Customer Cynthia Mitchel agreed. “Batala was fantastic,” raved the Hyattsville resident as she selected one of Ichikawa’s designs for a friend’s 50th birthday.
Comparisons to the International Festival were inevitable, as the food options this year consisted of two barbecue vendors.
“I liked the International Festival because it was basically just food,” grumbled West Hyattsville resident Matt Humbard. “I was impressed by the variety of vendors,” added wife Krissi. “I hope the event attracts more craft vendors and definitely more food vendors next year.”
“The barbecue food just didn’t seem to mesh with the rest of the environment,” said Hyattsville resident Sarah Weber, who felt one “major missing element” was a booth to purchase coffee and other warm beverages.
Ward 5 councilmember Nicole Hinds Mofor, who had initially opposed changing the festival’s theme and date, said this time of year is just too cold to stage an outdoor event. Pointing out that many city events are held on the other side of Hyattsville, Mofor added: “This was a unique event held on the west side and designed for the demographic that actually lives on that side of town. I thought it was unfair to change the event without input from the community and without much about the new event that ties it to the old one.”
Sandel explained that the International Festival, while popular, had become one of many in the area and that there appears to be more demand for showcasing crafters and artisans in 2012.
“There is such a wealth of talent in our region and it is very easy to find outstanding artisans and crafters to come out to a festival,” she said. “People are excited to showcase in Hyattsville and that’s a great thing.”
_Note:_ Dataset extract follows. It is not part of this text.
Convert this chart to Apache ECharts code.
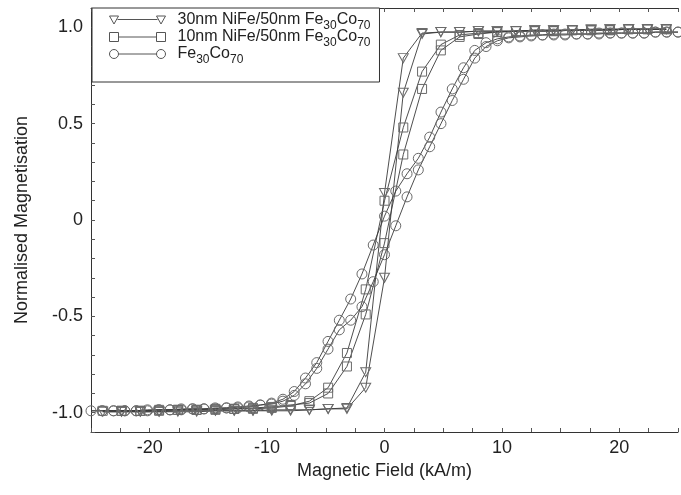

Still, more than 3,500 visitors flocked to the Fifth Annual Hyattsville Arts Festival on a much sunnier day in September. While some residents wondered why there were two arts festivals so close together, Sandel said that there was very little overlap: the Arts Fest featured a host of housewares; Handmade on Hamilton drew many accessories designers.
Acknowledging that the weather may have negatively impacted attendance, she said that the recreation committee might consider moving the event to September or October next year, but it depends on the city’s busy calendar of events.